The Kellogg Institute for International Studies at Notre Dame University in Indiana in the United States appoints Dr. Lamin Keita as a Postdoctoral Fellow for the Study of Democracy in Africa. Keita will commence the fellowship in August 2024. He will join a team of Political Scientists and experts to investigate and examine issues of the rapid decline of democracy and human rights in Africa. The Kellogg Institute for International Studies formed the African Governance Innovation Lab to address questions of governance and accountability on the continent from an interdisciplinary angle. In a more broadly perspective, it examines why and how has the decline of democracy become persistent in Africa. This brought the question whether we should look seriously at history, at localized governance, contemporary social movements, non-state institutions, philosophical traditions, contemporary policy-making, and opportunities within the fourth industrial revolution to find African innovations.
Lamin Keita recently graduated from one of the top nationally ranked and prestigious schools in the U.S., Northwestern University, Evanston, Illinois, with the highest honors as a Doctor of Philosophy in Political Science. Dr. Keita has obtained two of the highest and most outstanding and competitive Ph.D. dissertation fellowship awards for his research in West Africa. He is the first doctoral student at the Department of Political Science at Northwestern University to win both the Fulbright—Hays- Doctoral Dissertation Research Abroad Fellowship (U.S. State Department of Education funded) and the Social Science Research Council-International Dissertation Research Fellowship (SSRC-IDRF) award for his dissertation project.
Dr. Keita’s doctoral research examines community violence and democratization in West Africa. That is why some communities and states use violence while other communities or states with similar conditions adopt nonviolent resistance. Based on regional specialization in Africa and beyond, his dissertation develops an empirical and theoretical basis for analyzing varied state-societal actors’ relations in identifying and sharing information for counterinsurgency—that also informs policymakers concerned with supporting indigenous ways to manage conflict. Before arriving at Northwestern University and the University of Wisconsin-Madison, Dr. Keita worked as a journalist with the disbanded BBC relay radio and newspaper (Citizen FM & New Citizen newspaper) and as a daily observer and Grts in The Gambia. During President Jammeh’s incumbency, he was forced to seek political asylum in the United States.

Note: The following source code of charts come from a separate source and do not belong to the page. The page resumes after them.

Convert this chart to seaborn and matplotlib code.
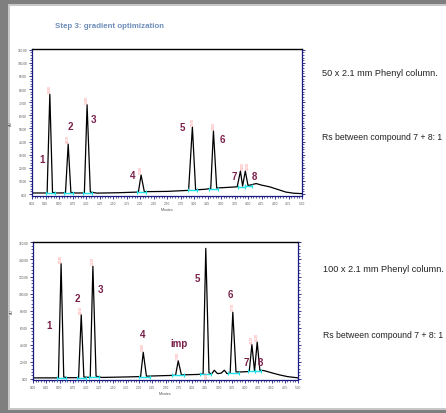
import matplotlib
matplotlib.use("Agg")
import matplotlib.pyplot as plt
import seaborn as sns
import pandas as pd
from matplotlib.patches import Rectangle
from matplotlib.ticker import MultipleLocator

sns.set_style("white")
plt.rcParams['font.family'] = ['Liberation Sans', 'DejaVu Sans']

# ---------------- data ----------------
top_time = [0.00, 0.28, 0.33, 0.38, 0.45, 0.62, 0.67, 0.72, 0.80, 0.97, 1.02, 1.08, 1.20,
            1.60, 1.97, 2.02, 2.08, 2.50, 2.90, 2.97, 3.03, 3.20, 3.31, 3.36, 3.42, 3.60,
            3.80, 3.86, 3.90, 3.95, 4.00, 4.06, 4.15, 4.25, 4.40, 4.55, 4.70, 4.85, 5.00]
top_signal = [0.8, 0.8, 76, 1.2, 0.8, 0.9, 38, 1.2, 0.8, 0.8, 68, 1.5, 0.7,
              1.0, 1.5, 14.5, 1.8, 2.0, 2.8, 51, 3.2, 3.6, 4.2, 48, 4.6, 5.0,
              5.5, 17.5, 6.0, 17.5, 6.5, 7.0, 8.0, 6.8, 5.5, 3.5, 1.5, 0.6, 0.3]
top_peak_names = ["1", "2", "3", "4", "5", "6", "7", "8"]
top_peak_rt = [0.33, 0.67, 1.02, 2.02, 2.97, 3.36, 3.90, 4.00]
top_peak_h = [76, 38, 68, 14.5, 51, 48, 17.5, 17.5]
top_rt_text = ["0.330", "0.670", "1.020", "2.020", "2.970", "3.360", "3.900", "4.000"]
top_label_x = [0.185, 0.71, 1.13, 1.87, 2.78, 3.52, 3.74, 4.11]
top_label_y = [26.7, 52.0, 57, 14.5, 51, 42, 13.7, 13.7]
top_int_start = [0.26, 0.60, 0.95, 1.95, 2.88, 3.28, 3.82, 3.94]
top_int_end = [0.42, 0.76, 1.12, 2.12, 3.06, 3.45, 3.94, 4.08]
top_int_level = [0.8, 0.9, 0.9, 1.5, 2.8, 4.2, 5.5, 6.5]

# Chromatogram 2 (100 x 2.1 mm column)
bot_time = [0.00, 0.48, 0.53, 0.58, 0.65, 0.86, 0.91, 0.96, 1.08, 1.13, 1.19, 1.30, 1.70,
            2.03, 2.08, 2.14, 2.40, 2.69, 2.74, 2.80, 3.10, 3.21, 3.26, 3.32, 3.37, 3.42,
            3.48, 3.55, 3.61, 3.66, 3.72, 3.77, 3.83, 3.95, 4.08, 4.13, 4.18, 4.23, 4.28,
            4.36, 4.50, 4.65, 4.80, 5.00]
bot_signal = [1.0, 1.0, 135, 2.0, 1.2, 1.2, 75, 2.0, 1.5, 132, 3.0, 1.5, 2.0,
              2.5, 31, 3.0, 3.5, 4.0, 21, 4.5, 5.0, 5.5, 153, 7.0, 5.5, 10,
              6.0, 6.5, 10, 6.0, 6.5, 78, 8.0, 8.0, 8.5, 40, 9.0, 43, 10,
              9.5, 7.0, 4.5, 2.5, 1.0]
bot_peak_names = ["1", "2", "3", "4", "imp", "5", "6", "7", "8"]
bot_peak_rt = [0.53, 0.91, 1.13, 2.08, 2.74, 3.26, 3.77, 4.13, 4.23]
bot_peak_h = [135, 75, 132, 31, 21, 153, 78, 40, 43]
bot_rt_text = ["0.530", "0.910", "1.130", "2.080", "2.740", "3.260", "3.770", "4.130", "4.230"]
bot_label_x = [0.30, 0.83, 1.28, 2.06, 2.75, 3.11, 3.72, 4.02, 4.30]
bot_label_y = [62.8, 94.4, 105, 52.3, 41.8, 117.8, 99, 19.6, 19.6]
bot_int_start = [0.45, 0.83, 1.05, 2.00, 2.62, 3.15, 3.68, 4.05, 4.18]
bot_int_end = [0.62, 1.00, 1.25, 2.20, 2.85, 3.35, 3.88, 4.18, 4.30]
bot_int_level = [1.0, 1.2, 1.5, 2.5, 4.0, 5.5, 6.5, 8.5, 9.5]

x_ticks = [i * 0.25 for i in range(21)]
top_y_ticks = list(range(0, 111, 10))
bot_y_ticks = list(range(0, 161, 20))

side_texts = ["50 x 2.1 mm Phenyl column.", "Rs between compound 7 + 8: 1",
              "100 x 2.1 mm Phenyl column.", "Rs between compound 7 + 8: 1"]

# ---------------- figure ----------------
W, H = 446, 414
fig = plt.figure(figsize=(W / 100, H / 100), dpi=100)
fig.patch.set_facecolor("#7f7f7f")


def fx(px):
    return px / W


def fy(py):
    return 1 - py / H


# white slide area (behind the axes)
fig.patches.append(Rectangle((fx(8), fy(411)), fx(446 - 8), (411 - 5) / H,
                             transform=fig.transFigure, facecolor="#c8c8c8",
                             edgecolor="none", zorder=-10))
fig.patches.append(Rectangle((fx(10), fy(409)), fx(446 - 10), (409 - 7) / H,
                             transform=fig.transFigure, facecolor="white",
                             edgecolor="none", zorder=-9))

fig.text(fx(55), fy(27), "Step 3: gradient optimization", color="#6d8dbb",
         fontsize=5.7, fontweight="bold", va="center", ha="left")

navy = "#1a1a80"
maroon = "#7a1f4a"


def draw_chrom(ax, t, s, names, rt, h, rt_txt, lx, ly, i0, i1, il, yticks, ylim, rt_above):
    df = pd.DataFrame({"Minutes": t, "AU": s})
    sns.lineplot(data=df, x="Minutes", y="AU", ax=ax, color="black", lw=0.9,
                 sort=False, estimator=None)
    for a, b, lev in zip(i0, i1, il):
        ax.plot([a, b], [lev, lev], color="#22e0e8", lw=1.0, zorder=3)
        ax.plot([a, b], [lev, lev], ls="none", marker="|", ms=3, mew=0.8,
                color="#22e0e8", zorder=3)
    for n, x, y in zip(names, lx, ly):
        ax.text(x, y, n, color=maroon, fontsize=7, fontweight="bold",
                ha="center", va="center")
    yr = ylim[1] - ylim[0]
    for k, (x, y, tx) in enumerate(zip(rt, h, rt_txt)):
        if rt_above[k]:
            ax.text(x, y + 0.015 * yr, tx, rotation=90, fontsize=2.3, color="#ff8080",
                    ha="center", va="bottom")
        else:
            ax.text(x + 0.02, 0.5, tx, rotation=90, fontsize=2.3, color="#ff8080",
                    ha="center", va="bottom")
    ax.set_xlim(0, 5)
    ax.set_ylim(*ylim)
    ax.set_xticks(x_ticks)
    ax.set_xticklabels([f"{v:.2f}" for v in x_ticks])
    ax.set_yticks(yticks)
    ax.set_yticklabels([f"{v:.2f}" for v in yticks])
    ax.xaxis.set_minor_locator(MultipleLocator(0.05))
    ax.yaxis.set_minor_locator(MultipleLocator((yticks[1] - yticks[0]) / 5))
    ax.tick_params(axis="both", which="major", labelsize=2.3, labelcolor="#555555",
                   length=2, width=0.6, color=navy, pad=1.5)
    ax.tick_params(axis="both", which="minor", length=1.2, width=0.5, color=navy)
    ax.tick_params(axis="y", which="both", right=True, left=True)
    ax.tick_params(axis="x", which="both", bottom=True)
    ax.set_xlabel("Minutes", fontsize=2.6, color="#555555", labelpad=1.5)
    ax.set_ylabel("AU", fontsize=2.6, color="#555555", labelpad=3)
    for side in ["left", "right", "bottom"]:
        ax.spines[side].set_color(navy)
        ax.spines[side].set_linewidth(0.9)
    ax.spines["top"].set_color("black")
    ax.spines["top"].set_linewidth(1.0)
    ax.set_facecolor("white")


ax1 = fig.add_axes([fx(32), fy(197), fx(302 - 32), (197 - 50) / H])
draw_chrom(ax1, top_time, top_signal, top_peak_names, top_peak_rt, top_peak_h,
           top_rt_text, top_label_x, top_label_y, top_int_start, top_int_end,
           top_int_level, top_y_ticks, (-1.5, 110.5), [True] * 8)

ax2 = fig.add_axes([fx(33), fy(381), fx(298 - 33), (381 - 243) / H])
draw_chrom(ax2, bot_time, bot_signal, bot_peak_names, bot_peak_rt, bot_peak_h,
           bot_rt_text, bot_label_x, bot_label_y, bot_int_start, bot_int_end,
           bot_int_level, bot_y_ticks, (-1.5, 160.5),
           [True, True, True, True, True, False, True, True, True])

side_pos = [(322, 73), (322, 138), (323, 270), (323, 336)]
side_size = [6.6, 6.2, 6.6, 6.2]
for txt, (px, py), fs in zip(side_texts, side_pos, side_size):
    fig.text(fx(px), fy(py), txt, fontsize=fs, color="#222222", ha="left", va="center")

fig.savefig("out.png", dpi=100, facecolor=fig.get_facecolor())
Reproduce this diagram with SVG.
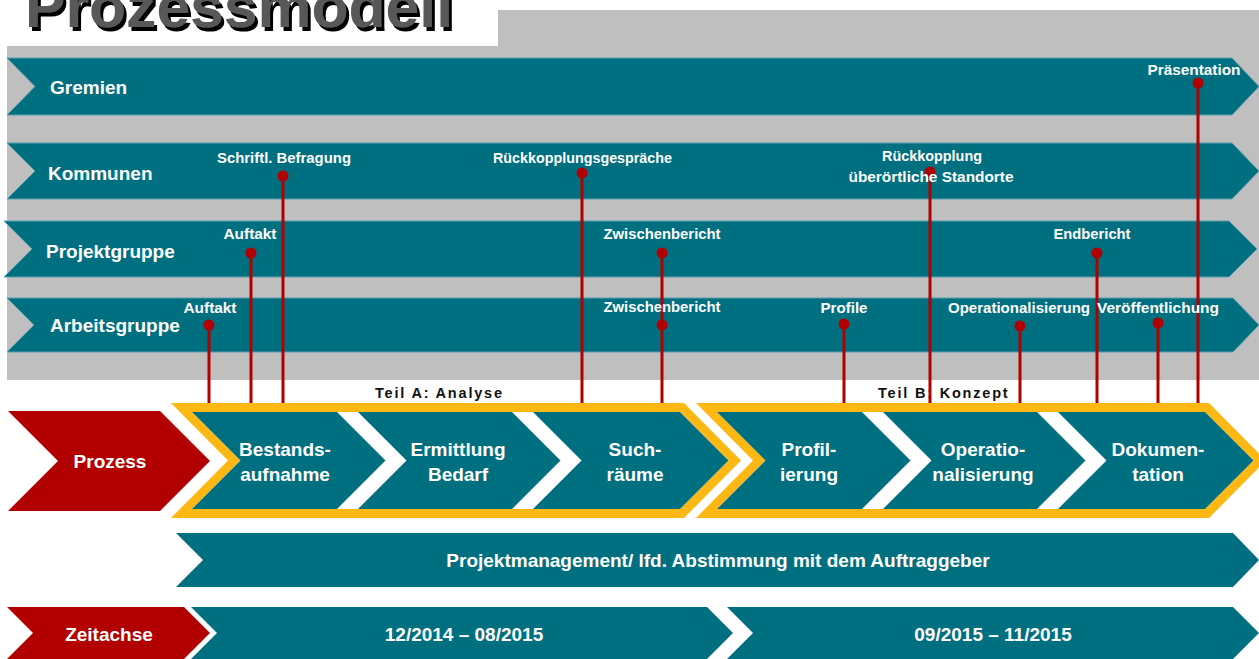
<svg xmlns="http://www.w3.org/2000/svg" width="1259" height="659" viewBox="0 0 1259 659">
  <defs>
    <style>
      .lane { fill: #006F80; stroke: #5A9EAD; stroke-width: 1; }
      .teal { fill: #006F80; }
      .red { fill: #B20000; }
      .frame { fill: #FDB813; }
      .gap { fill: #FFFFFF; }
      .t { font-family: "Liberation Sans", Arial, sans-serif; font-weight: bold; fill: #FFFFFF; }
      .lane-t { font-size: 19px; }
      .step-t { font-size: 19px; text-anchor: middle; }
      .ms-t { font-size: 15px; text-anchor: middle; }
      .part-t { font-family: "Liberation Sans", Arial, sans-serif; font-weight: bold; font-size: 14.5px; letter-spacing: 1.8px; fill: #111111; }
      .pin { stroke: #B00000; stroke-width: 3; fill: none; }
      .dot { fill: #B00000; }
    </style>
    <filter id="titleShadow" x="-5%" y="-20%" width="110%" height="140%">
      <feDropShadow dx="3" dy="4" stdDeviation="0" flood-color="#000000" flood-opacity="1"/>
    </filter>
  </defs>

  <!-- background -->
  <rect x="0" y="0" width="1259" height="659" fill="#FFFFFF"/>
  <rect x="7" y="10" width="1252" height="370" fill="#BFBFBF"/>
  <rect x="0" y="0" width="498" height="46" fill="#FFFFFF"/>

  <!-- title -->
  <g id="title">
    <text x="25" y="27" font-family="'Liberation Sans', Arial, sans-serif" font-weight="bold" font-size="60" fill="#595959" textLength="428" lengthAdjust="spacingAndGlyphs" filter="url(#titleShadow)">Prozessmodell</text>
  </g>

  <!-- swim lanes -->
  <g id="lane-gremien">
    <polygon class="lane" points="7,58 1232,58 1259,86.5 1232,115 7,115 35,86.5"/>
    <text class="t lane-t" x="50" y="94">Gremien</text>
  </g>
  <g id="lane-kommunen">
    <polygon class="lane" points="7,143 1232,143 1259,171 1232,199 7,199 35,171"/>
    <text class="t lane-t" x="48" y="180">Kommunen</text>
  </g>
  <g id="lane-projektgruppe">
    <polygon class="lane" points="4,221 1229,221 1257,249 1229,277 4,277 32,249"/>
    <text class="t lane-t" x="46" y="258">Projektgruppe</text>
  </g>
  <g id="lane-arbeitsgruppe">
    <polygon class="lane" points="7,298 1233,298 1259,325 1233,352 7,352 34,325"/>
    <text class="t lane-t" x="50" y="332">Arbeitsgruppe</text>
  </g>

  <!-- phase headings -->
  <g id="part-labels">
    <text class="part-t" x="375" y="398">Teil A: Analyse</text>
    <text class="part-t" x="878" y="398">Teil B: Konzept</text>
  </g>

  <!-- milestone pins -->
  <g id="connectors">
    <line class="pin" x1="209" y1="325" x2="209" y2="405"/>
    <line class="pin" x1="251" y1="253" x2="251" y2="405"/>
    <line class="pin" x1="283" y1="176" x2="283" y2="410"/>
    <line class="pin" x1="582" y1="173" x2="582" y2="405"/>
    <line class="pin" x1="662" y1="253" x2="662" y2="405"/>
    <line class="pin" x1="844" y1="324" x2="844" y2="405"/>
    <line class="pin" x1="930" y1="172" x2="930" y2="405"/>
    <line class="pin" x1="1020" y1="326" x2="1020" y2="405"/>
    <line class="pin" x1="1097" y1="253" x2="1097" y2="405"/>
    <line class="pin" x1="1158" y1="323" x2="1158" y2="405"/>
    <line class="pin" x1="1198" y1="83" x2="1198" y2="405"/>
    <circle class="dot" cx="209" cy="325" r="5.5"/>
    <circle class="dot" cx="251" cy="253" r="5.5"/>
    <circle class="dot" cx="283" cy="176" r="5.5"/>
    <circle class="dot" cx="582" cy="173" r="5.5"/>
    <circle class="dot" cx="662" cy="253" r="5.5"/>
    <circle class="dot" cx="662" cy="325" r="5.5"/>
    <circle class="dot" cx="844" cy="324" r="5.5"/>
    <circle class="dot" cx="930" cy="172" r="5.5"/>
    <circle class="dot" cx="1020" cy="326" r="5.5"/>
    <circle class="dot" cx="1097" cy="253" r="5.5"/>
    <circle class="dot" cx="1158" cy="323" r="5.5"/>
    <circle class="dot" cx="1198" cy="83" r="5.5"/>
  </g>

  <!-- milestone labels -->
  <g id="milestones">
    <text class="t ms-t" x="1194" y="75" textLength="93" lengthAdjust="spacingAndGlyphs">Präsentation</text>
    <text class="t ms-t" x="284" y="163" textLength="134" lengthAdjust="spacingAndGlyphs">Schriftl. Befragung</text>
    <text class="t ms-t" x="582.5" y="163" textLength="179" lengthAdjust="spacingAndGlyphs">Rückkopplungsgespräche</text>
    <text class="t ms-t" x="932" y="161" textLength="100" lengthAdjust="spacingAndGlyphs">Rückkopplung</text>
    <text class="t ms-t" x="931" y="182" textLength="165" lengthAdjust="spacingAndGlyphs">überörtliche Standorte</text>
    <text class="t ms-t" x="250" y="239" textLength="53" lengthAdjust="spacingAndGlyphs">Auftakt</text>
    <text class="t ms-t" x="662" y="239" textLength="117" lengthAdjust="spacingAndGlyphs">Zwischenbericht</text>
    <text class="t ms-t" x="1092" y="239" textLength="77" lengthAdjust="spacingAndGlyphs">Endbericht</text>
    <text class="t ms-t" x="210" y="313" textLength="53" lengthAdjust="spacingAndGlyphs">Auftakt</text>
    <text class="t ms-t" x="662" y="312" textLength="117" lengthAdjust="spacingAndGlyphs">Zwischenbericht</text>
    <text class="t ms-t" x="844" y="313" textLength="47" lengthAdjust="spacingAndGlyphs">Profile</text>
    <text class="t ms-t" x="1019" y="313" textLength="142" lengthAdjust="spacingAndGlyphs">Operationalisierung</text>
    <text class="t ms-t" x="1158" y="313" textLength="122" lengthAdjust="spacingAndGlyphs">Veröffentlichung</text>
  </g>

  <!-- process row -->
  <g id="prozess">
    <polygon class="red" points="8,411 160,411 210,461 160,511 8,511 58,461"/>
    <text class="t step-t" x="110" y="468">Prozess</text>
  </g>

  <g id="teil-a">
    <polygon class="frame" points="171,403 684,403 741,460.5 684,518 171,518 228,460.5"/>
    <polygon class="gap" points="192,412 680,412 728.5,460.5 680,509 192,509 240.5,460.5"/>
  </g>
  <g id="step-bestandsaufnahme">
    <polygon class="teal" points="192,412 337,412 385.5,460.5 337,509 192,509 240.5,460.5"/>
    <text class="t step-t" x="285" y="456">Bestands-</text>
    <text class="t step-t" x="285" y="481">aufnahme</text>
  </g>
  <g id="step-ermittlung">
    <polygon class="teal" points="358,412 512,412 560.5,460.5 512,509 358,509 406.5,460.5"/>
    <text class="t step-t" x="458" y="456">Ermittlung</text>
    <text class="t step-t" x="458" y="481">Bedarf</text>
  </g>
  <g id="step-suchraeume">
    <polygon class="teal" points="533,412 680,412 728.5,460.5 680,509 533,509 581.5,460.5"/>
    <text class="t step-t" x="635" y="456">Such-</text>
    <text class="t step-t" x="635" y="481">räume</text>
  </g>

  <g id="teil-b">
    <polygon class="frame" points="696,403 1209,403 1266,460.5 1209,518 696,518 753,460.5"/>
    <polygon class="gap" points="717,412 1205,412 1253.5,460.5 1205,509 717,509 765.5,460.5"/>
  </g>
  <g id="step-profilierung">
    <polygon class="teal" points="717,412 862,412 910.5,460.5 862,509 717,509 765.5,460.5"/>
    <text class="t step-t" x="809" y="456">Profil-</text>
    <text class="t step-t" x="809" y="481">ierung</text>
  </g>
  <g id="step-operationalisierung">
    <polygon class="teal" points="883,412 1037,412 1085.5,460.5 1037,509 883,509 931.5,460.5"/>
    <text class="t step-t" x="983" y="456">Operatio-</text>
    <text class="t step-t" x="983" y="481">nalisierung</text>
  </g>
  <g id="step-dokumentation">
    <polygon class="teal" points="1058,412 1205,412 1253.5,460.5 1205,509 1058,509 1106.5,460.5"/>
    <text class="t step-t" x="1158" y="456">Dokumen-</text>
    <text class="t step-t" x="1158" y="481">tation</text>
  </g>

  <!-- project management bar -->
  <g id="projektmanagement">
    <polygon class="teal" points="176,533 1233,533 1259,560 1233,587 176,587 203,560"/>
    <text class="t step-t" x="718" y="567">Projektmanagement/ lfd. Abstimmung mit dem Auftraggeber</text>
  </g>

  <!-- timeline -->
  <g id="zeitachse">
    <polygon class="red" points="7,607 184,607 210,633 184,659 7,659 33,633"/>
    <text class="t step-t" x="109" y="641">Zeitachse</text>
  </g>
  <g id="zeit-teil-a">
    <polygon class="teal" points="191,607 707,607 733,633 707,659 191,659 217,633"/>
    <text class="t step-t" x="464" y="641" font-size="20">12/2014 – 08/2015</text>
  </g>
  <g id="zeit-teil-b">
    <polygon class="teal" points="727,607 1233,607 1259,633 1233,659 727,659 753,633"/>
    <text class="t step-t" x="993" y="641" font-size="20">09/2015 – 11/2015</text>
  </g>
</svg>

Research Interest(s) & Focus: Comparative Politics of Violent Conflict of Africa, Terrorism, Ethnic Politics and Conflict, International Security, Democratization, Elections, Social Movements and Protest, Role of Media and Conflict, Settler Colonial States, and Human Rights and Law. Dr. Keita’s passion for navigating the global landscape is driven by a need to assess complex situations from multiple perspectives. His latest publication with the Canadian Journal of African Studies (CJAS) titled “Youth and Protest: How Gambia Ended Decades of Autocratic Rule,” closely studies the impact of political violence and what happens when young people align for a cause. His forthcoming publication with the Routledge Taylor & Francis Group is a contributing chapter, “Managing Mali’s Transitional Agreement Through the Politics of Insecurity,” in the book Whose Peace? Understanding Transitional Government in Africa. The chapter aims to shed light on new waves of military coups and authoritarian rulers attempting to reject democratic transition and bring back further instability in Mali. Currently under review with the special issue of Terrorism & Political Violence is the article “Community Response to Radicalization in West Africa,” which highlights the changing nature of the states in the context of political order, democratic erosion, regime preservation, political economy, and ethnic disfranchisement.
In addition to Dr. Keita’s primary Ph.D., he obtained a J.D. in law at the University of Wisconsin and a master’s degree in Political Science and International Relations at Northwestern University. He is currently an adjunct Professor at DePaul University in Chicago, teaching Comparative Politics of Middle East and Africa.